Residents who were Forcibly Deported Seek Justice after UN Ruling in their Favor
The Chagos Archipelago is best known for the secretive US naval base on Diego Garcia Atoll but according to the UN and its International Court of Justice, the forced deportation of its residents 50 years ago by the British government to make way for a US naval base was a serious crime.
The United Nations General Assembly, African Union, and International Court of Justice have found that Britain’s deportation of the Chagos Islanders a generation ago and continued occupation of the Chagos Archipelago (British Indian Ocean Territory) is unlawful and a serious violation of international law. The islanders known as Chagossians claim it was a crime against humanity and a violation of the Geneva Convention.

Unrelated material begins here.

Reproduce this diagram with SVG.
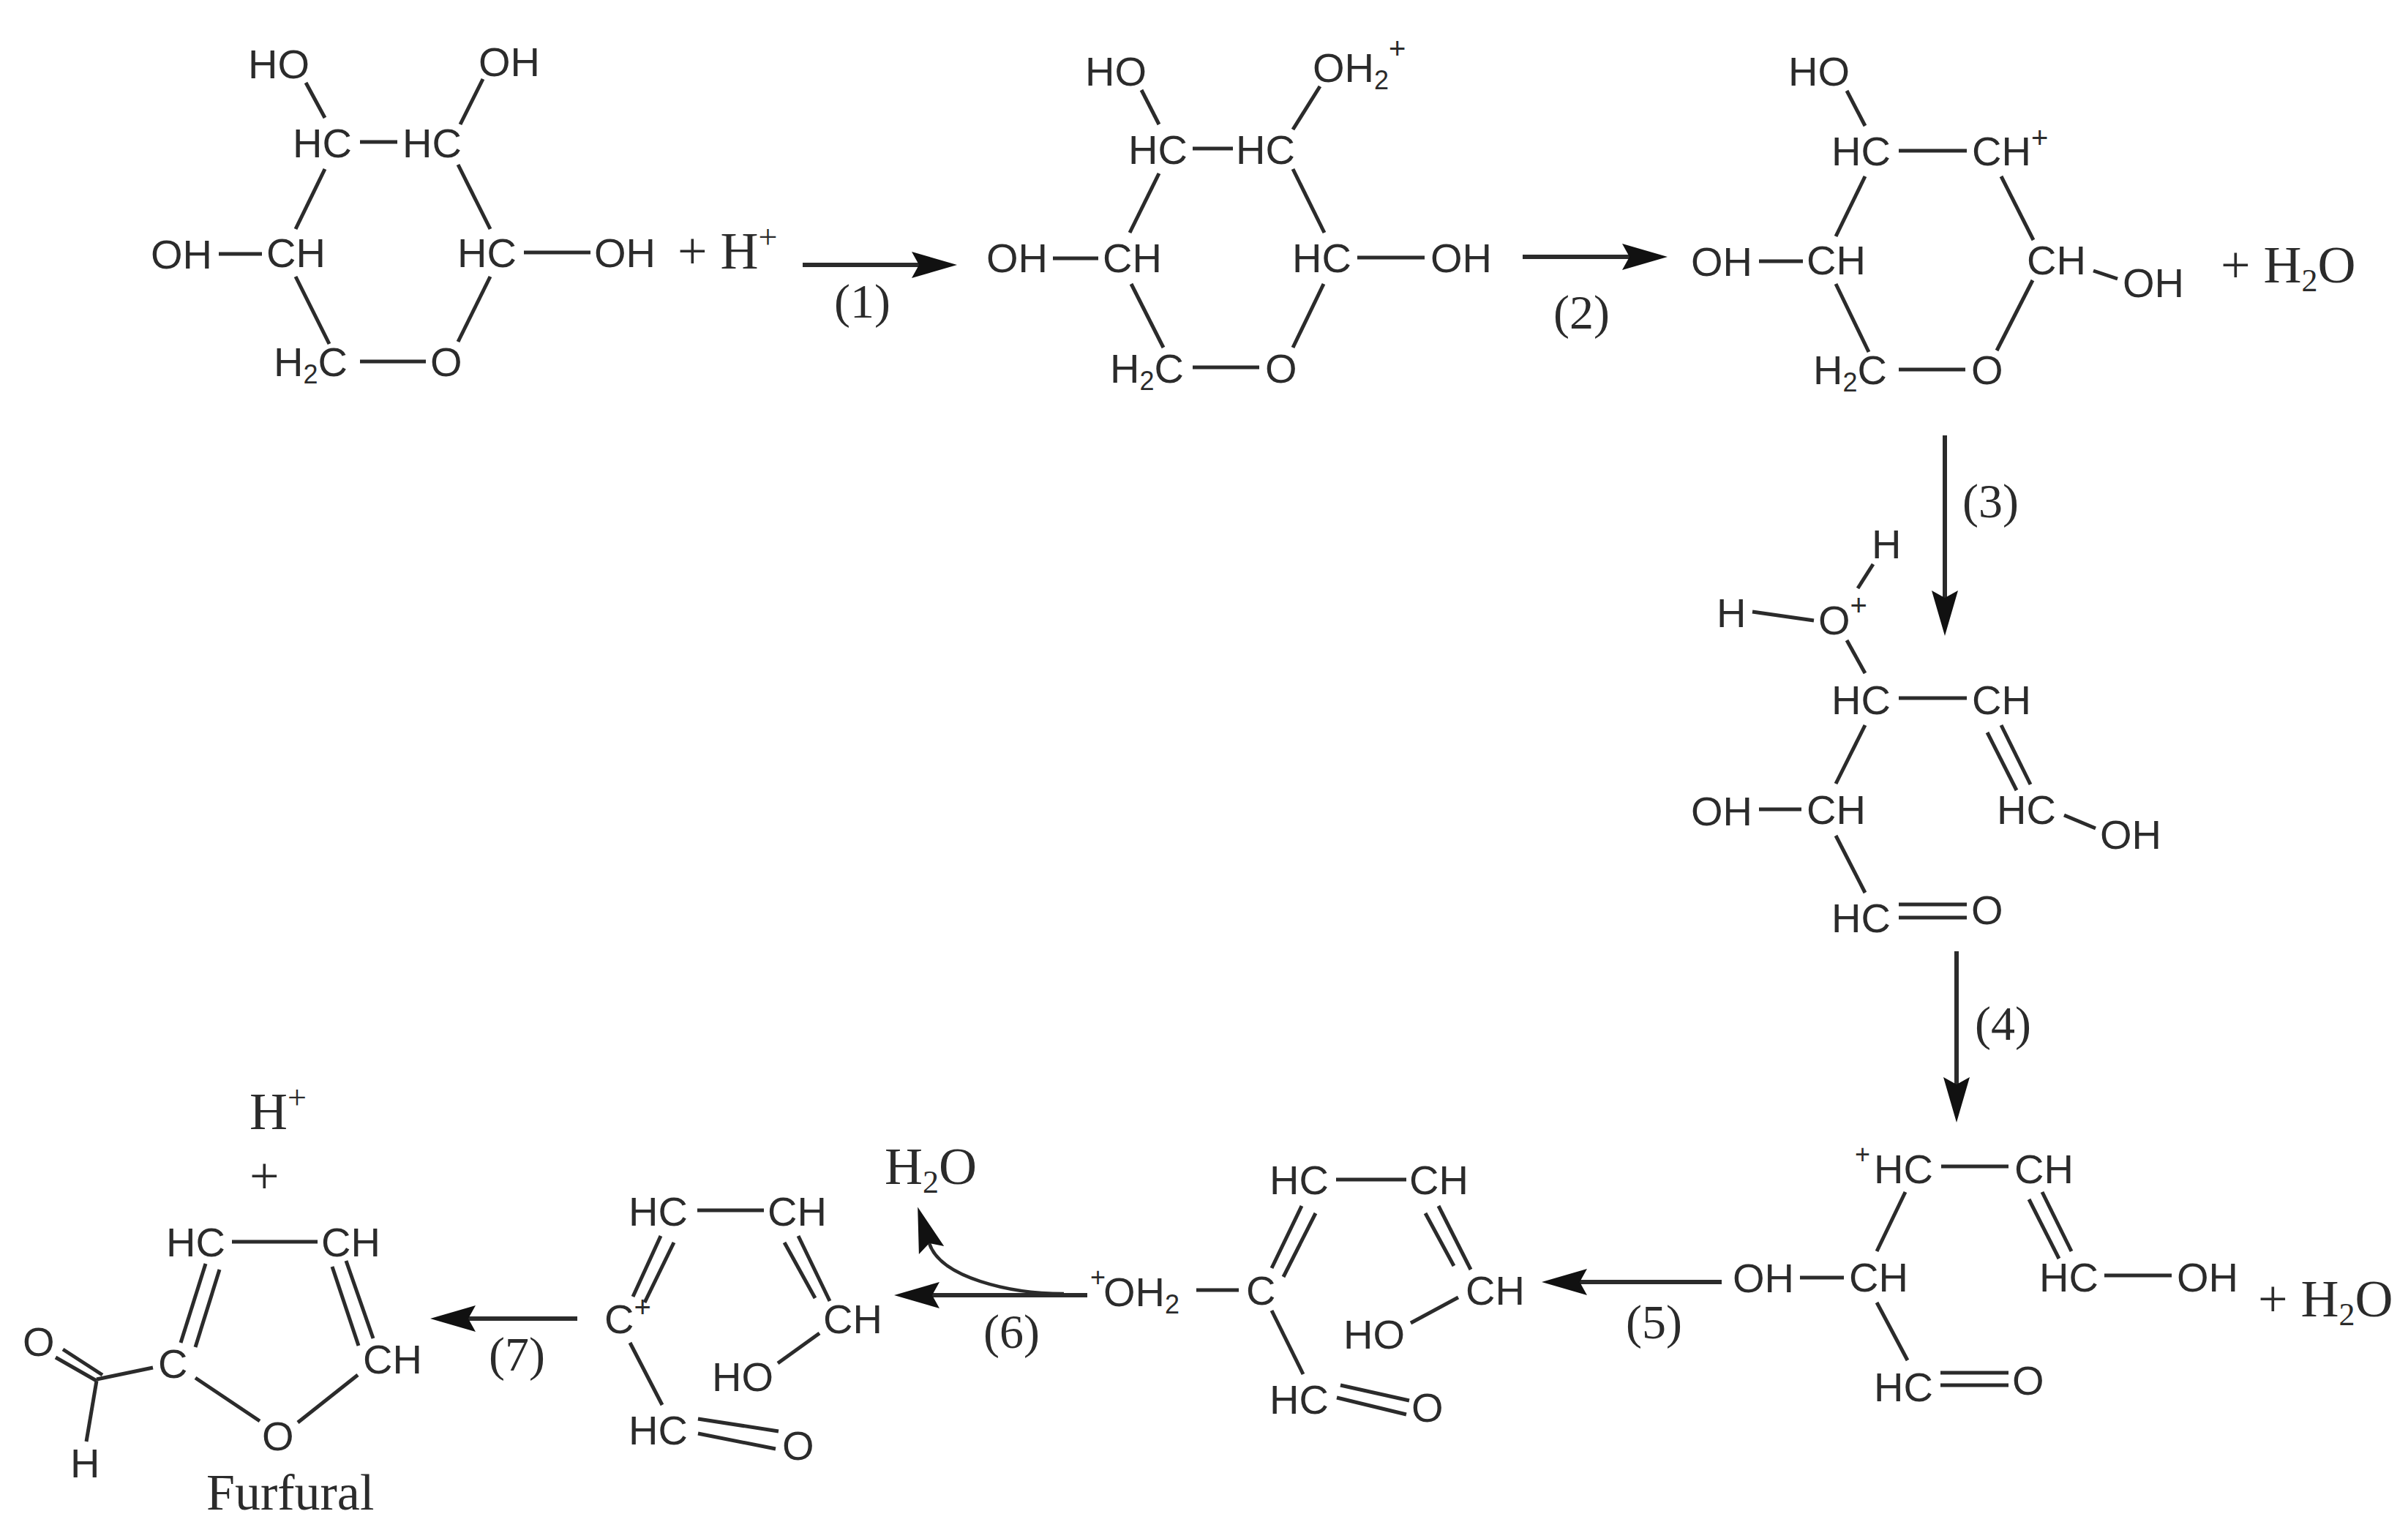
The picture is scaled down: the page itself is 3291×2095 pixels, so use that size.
<svg xmlns="http://www.w3.org/2000/svg" width="3291" height="2095" viewBox="0 0 3291 2095">
<style>
text{fill:#2b2b2b}
.a{font-family:"Liberation Sans",Arial,sans-serif;font-size:56px}
.p{font-family:"Liberation Sans",Arial,sans-serif;font-size:36px}
.r{font-family:"Liberation Serif","Times New Roman",serif;font-size:72px}
.n{font-family:"Liberation Serif","Times New Roman",serif;font-size:66px}
.f{font-family:"Liberation Serif","Times New Roman",serif;font-size:70px}
.b line{stroke:#2b2b2b;stroke-width:5;fill:none}
.c line,.c path{stroke:#2b2b2b;stroke-width:6;fill:none;marker-end:url(#h)}
</style>
<defs>
<marker id="h" markerUnits="userSpaceOnUse" markerWidth="66" markerHeight="38" refX="10" refY="18" orient="auto" overflow="visible">
<path d="M0 0L62 18L0 36L10 18z" fill="#111"/>
</marker>
</defs>
<rect width="3291" height="2095" fill="#fff"/>

<g id="connectors" class="c">
<line x1="1097" y1="362" x2="1256" y2="362"/>
<line x1="2081" y1="351" x2="2227" y2="351"/>
<line x1="2658" y1="595" x2="2658" y2="817"/>
<line x1="2674" y1="1300" x2="2674" y2="1482"/>
<line x1="2353" y1="1752" x2="2159" y2="1752"/>
<line x1="1486" y1="1770" x2="1274" y2="1770"/>
<path d="M1454 1768C1380 1768 1285 1746 1270 1699" style="stroke-width:4.5"/>
<line x1="789" y1="1802" x2="640" y2="1802"/>
</g>

<g id="molecule-1">
<g class="b">
<line x1="418" y1="113" x2="444" y2="161"/><line x1="660" y1="108" x2="629" y2="170"/>
<line x1="492" y1="194" x2="543" y2="194"/><line x1="444" y1="231" x2="404" y2="313"/>
<line x1="626" y1="225" x2="670" y2="313"/><line x1="299" y1="347" x2="358" y2="347"/>
<line x1="716" y1="345" x2="807" y2="345"/><line x1="404" y1="378" x2="450" y2="470"/>
<line x1="670" y1="378" x2="626" y2="467"/><line x1="492" y1="494" x2="582" y2="494"/>
</g>
<text class="a" x="339" y="107">HO</text><text class="a" x="654" y="104">OH</text>
<text class="a" x="400" y="215">HC</text><text class="a" x="550" y="215">HC</text>
<text class="a" x="206" y="367">OH</text><text class="a" x="364" y="365">CH</text>
<text class="a" x="625" y="365">HC</text><text class="a" x="812" y="365">OH</text>
<text class="a" x="374" y="514">H<tspan font-size="36" dy="10">2</tspan><tspan dy="-10">C</tspan></text>
<text class="a" x="588" y="514">O</text>
<text class="r" x="926" y="367">+ H<tspan font-size="46" dy="-28">+</tspan></text>
</g>

<g id="molecule-2">
<g class="b">
<line x1="1560" y1="123" x2="1584" y2="170"/><line x1="1804" y1="118" x2="1767" y2="177"/>
<line x1="1630" y1="203" x2="1685" y2="203"/><line x1="1584" y1="237" x2="1544" y2="318"/>
<line x1="1767" y1="231" x2="1810" y2="318"/><line x1="1439" y1="353" x2="1501" y2="353"/>
<line x1="1855" y1="352" x2="1947" y2="352"/><line x1="1546" y1="388" x2="1590" y2="475"/>
<line x1="1809" y1="388" x2="1767" y2="475"/><line x1="1630" y1="502" x2="1721" y2="502"/>
</g>
<text class="a" x="1483" y="117">HO</text>
<text class="a" x="1794" y="112">OH<tspan font-size="36" dy="10">2</tspan><tspan font-size="40" dy="-42">+</tspan></text>
<text class="a" x="1542" y="224">HC</text><text class="a" x="1689" y="224">HC</text>
<text class="a" x="1348" y="372">OH</text><text class="a" x="1507" y="372">CH</text>
<text class="a" x="1766" y="372">HC</text><text class="a" x="1955" y="372">OH</text>
<text class="a" x="1517" y="523">H<tspan font-size="36" dy="10">2</tspan><tspan dy="-10">C</tspan></text>
<text class="a" x="1729" y="523">O</text>
</g>

<g id="molecule-3">
<g class="b">
<line x1="2524" y1="124" x2="2549" y2="172"/><line x1="2595" y1="206" x2="2688" y2="206"/>
<line x1="2549" y1="241" x2="2509" y2="323"/><line x1="2735" y1="241" x2="2779" y2="328"/>
<line x1="2404" y1="357" x2="2464" y2="357"/><line x1="2861" y1="370" x2="2894" y2="381"/>
<line x1="2509" y1="388" x2="2554" y2="481"/><line x1="2778" y1="383" x2="2729" y2="479"/>
<line x1="2595" y1="505" x2="2686" y2="505"/>
</g>
<text class="a" x="2444" y="117">HO</text><text class="a" x="2503" y="226">HC</text>
<text class="a" x="2695" y="226">CH<tspan font-size="40" dy="-24">+</tspan></text>
<text class="a" x="2311" y="377">OH</text><text class="a" x="2469" y="375">CH</text>
<text class="a" x="2770" y="375">CH</text><text class="a" x="2901" y="406">OH</text>
<text class="a" x="2478" y="525">H<tspan font-size="36" dy="10">2</tspan><tspan dy="-10">C</tspan></text>
<text class="a" x="2694" y="525">O</text>
<text class="r" x="3035" y="386">+ H<tspan font-size="44" dy="12">2</tspan><tspan dy="-12">O</tspan></text>
</g>

<g id="molecule-4">
<g class="b">
<line x1="2560" y1="771" x2="2539" y2="804"/><line x1="2395" y1="836" x2="2479" y2="848"/>
<line x1="2524" y1="875" x2="2549" y2="920"/><line x1="2595" y1="954" x2="2688" y2="954"/>
<line x1="2549" y1="991" x2="2509" y2="1071"/>
<line x1="2735" y1="991" x2="2775" y2="1072"/><line x1="2716" y1="1001" x2="2756" y2="1080"/>
<line x1="2404" y1="1106" x2="2462" y2="1106"/><line x1="2821" y1="1114" x2="2864" y2="1132"/>
<line x1="2509" y1="1142" x2="2549" y2="1220"/>
<line x1="2595" y1="1236" x2="2688" y2="1236"/><line x1="2595" y1="1254" x2="2688" y2="1254"/>
</g>
<text class="a" x="2558" y="763">H</text><text class="a" x="2346" y="857">H</text>
<text class="a" x="2485" y="867">O<tspan font-size="40" dy="-26">+</tspan></text>
<text class="a" x="2503" y="976">HC</text><text class="a" x="2695" y="976">CH</text>
<text class="a" x="2311" y="1128">OH</text><text class="a" x="2469" y="1126">CH</text>
<text class="a" x="2729" y="1126">HC</text><text class="a" x="2870" y="1160">OH</text>
<text class="a" x="2503" y="1274">HC</text><text class="a" x="2694" y="1263">O</text>
</g>

<g id="molecule-5">
<g class="b">
<line x1="2653" y1="1594" x2="2745" y2="1594"/><line x1="2604" y1="1629" x2="2565" y2="1710"/>
<line x1="2791" y1="1629" x2="2831" y2="1710"/><line x1="2773" y1="1639" x2="2814" y2="1720"/>
<line x1="2460" y1="1746" x2="2520" y2="1746"/><line x1="2876" y1="1743" x2="2968" y2="1743"/>
<line x1="2565" y1="1780" x2="2607" y2="1859"/>
<line x1="2652" y1="1876" x2="2745" y2="1876"/><line x1="2652" y1="1893" x2="2745" y2="1893"/>
</g>
<text class="p" x="2535" y="1590">+</text>
<text class="a" x="2561" y="1617">HC</text><text class="a" x="2753" y="1617">CH</text>
<text class="a" x="2368" y="1766">OH</text><text class="a" x="2527" y="1765">CH</text>
<text class="a" x="2787" y="1765">HC</text><text class="a" x="2975" y="1765">OH</text>
<text class="a" x="2561" y="1915">HC</text><text class="a" x="2750" y="1906">O</text>
<text class="r" x="3086" y="1799">+ H<tspan font-size="44" dy="12">2</tspan><tspan dy="-12">O</tspan></text>
</g>

<g id="molecule-6">
<g class="b">
<line x1="1826" y1="1612" x2="1922" y2="1612"/>
<line x1="1779" y1="1648" x2="1738" y2="1733"/><line x1="1798" y1="1658" x2="1754" y2="1745"/>
<line x1="1966" y1="1648" x2="2010" y2="1735"/><line x1="1948" y1="1658" x2="1987" y2="1730"/>
<line x1="1635" y1="1763" x2="1693" y2="1763"/><line x1="1993" y1="1773" x2="1928" y2="1808"/>
<line x1="1738" y1="1791" x2="1781" y2="1878"/>
<line x1="1832" y1="1893" x2="1926" y2="1914"/><line x1="1827" y1="1910" x2="1922" y2="1933"/>
</g>
<text class="a" x="1735" y="1632">HC</text><text class="a" x="1926" y="1632">CH</text>
<text class="a" x="1490" y="1785"><tspan font-size="36" dy="-27">+</tspan><tspan dy="27" dx="-3">OH</tspan><tspan font-size="36" dy="10">2</tspan></text>
<text class="a" x="1703" y="1783">C</text><text class="a" x="2003" y="1783">CH</text>
<text class="a" x="1836" y="1843">HO</text>
<text class="a" x="1735" y="1932">HC</text><text class="a" x="1929" y="1943">O</text>
</g>

<g id="water">
<text class="r" x="1209" y="1618">H<tspan font-size="44" dy="12">2</tspan><tspan dy="-12">O</tspan></text>
</g>

<g id="molecule-7">
<g class="b">
<line x1="953" y1="1654" x2="1044" y2="1654"/>
<line x1="903" y1="1689" x2="865" y2="1772"/><line x1="921" y1="1698" x2="881" y2="1780"/>
<line x1="1091" y1="1689" x2="1134" y2="1778"/><line x1="1072" y1="1698" x2="1114" y2="1774"/>
<line x1="1120" y1="1822" x2="1063" y2="1863"/><line x1="861" y1="1835" x2="905" y2="1920"/>
<line x1="954" y1="1939" x2="1064" y2="1956"/><line x1="954" y1="1959" x2="1060" y2="1980"/>
</g>
<text class="a" x="859" y="1675">HC</text><text class="a" x="1049" y="1675">CH</text>
<text class="a" x="826" y="1822">C<tspan font-size="40" dy="-22">+</tspan></text>
<text class="a" x="1125" y="1822">CH</text><text class="a" x="973" y="1901">HO</text>
<text class="a" x="859" y="1974">HC</text><text class="a" x="1069" y="1995">O</text>
</g>

<g id="furfural">
<g class="b">
<line x1="317" y1="1697" x2="434" y2="1697"/>
<line x1="281" y1="1727" x2="247" y2="1835"/><line x1="300" y1="1735" x2="267" y2="1841"/>
<line x1="473" y1="1723" x2="510" y2="1829"/><line x1="454" y1="1731" x2="490" y2="1839"/>
<line x1="267" y1="1883" x2="355" y2="1942"/><line x1="489" y1="1879" x2="407" y2="1944"/>
<line x1="209" y1="1869" x2="132" y2="1885"/>
<line x1="86" y1="1844" x2="140" y2="1879"/><line x1="76" y1="1855" x2="132" y2="1887"/>
<line x1="132" y1="1887" x2="118" y2="1970"/>
</g>
<text class="a" x="227" y="1717">HC</text><text class="a" x="439" y="1717">CH</text>
<text class="a" x="496" y="1877">CH</text><text class="a" x="216" y="1883">C</text>
<text class="a" x="358" y="1982">O</text><text class="a" x="31" y="1853">O</text>
<text class="a" x="96" y="2019">H</text>
<text class="r" x="341" y="1543">H<tspan font-size="46" dy="-28">+</tspan></text>
<text class="r" x="341" y="1631">+</text>
<text class="f" x="282" y="2063">Furfural</text>
</g>

<g id="step-labels">
<text class="n" x="1140" y="434">(1)</text><text class="n" x="2123" y="449">(2)</text>
<text class="n" x="2682" y="707">(3)</text><text class="n" x="2699" y="1421">(4)</text>
<text class="n" x="2222" y="1829">(5)</text><text class="n" x="1344" y="1842">(6)</text>
<text class="n" x="668" y="1873">(7)</text>
</g>
</svg>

According to the Complaint the British have stubbornly refused to permit the Chagossian to resettle the Chagos Archipelago due to the presence of the US naval base at Diego Garcia. The Chagossians have been denied access to their homes for over 50 years even though the UN recognizes their right to resettlement
The Chagos islanders are now seeking damages of up to $100,000 each under the US Foreign Claims Act which requires the US Military to set up claims commissions to handle damage claims by foreign citizens.
The Chagossians’ lawyer, Dr. Jonathan Levy, notes: “The damage claims are quite reasonable given the intense sufferings of the Chagossians who as a people were utterly devastated by their deportation. Even though there are several thousand Chagossians, their claims are capped at $100,000 each. The comparable US base at Camp Lemonier, Djibouti, costs the United States approximately $70 million per year to lease, the Chagossians who are the real owners of Diego Garcia Atoll are seeking only a small fraction of the back rent.”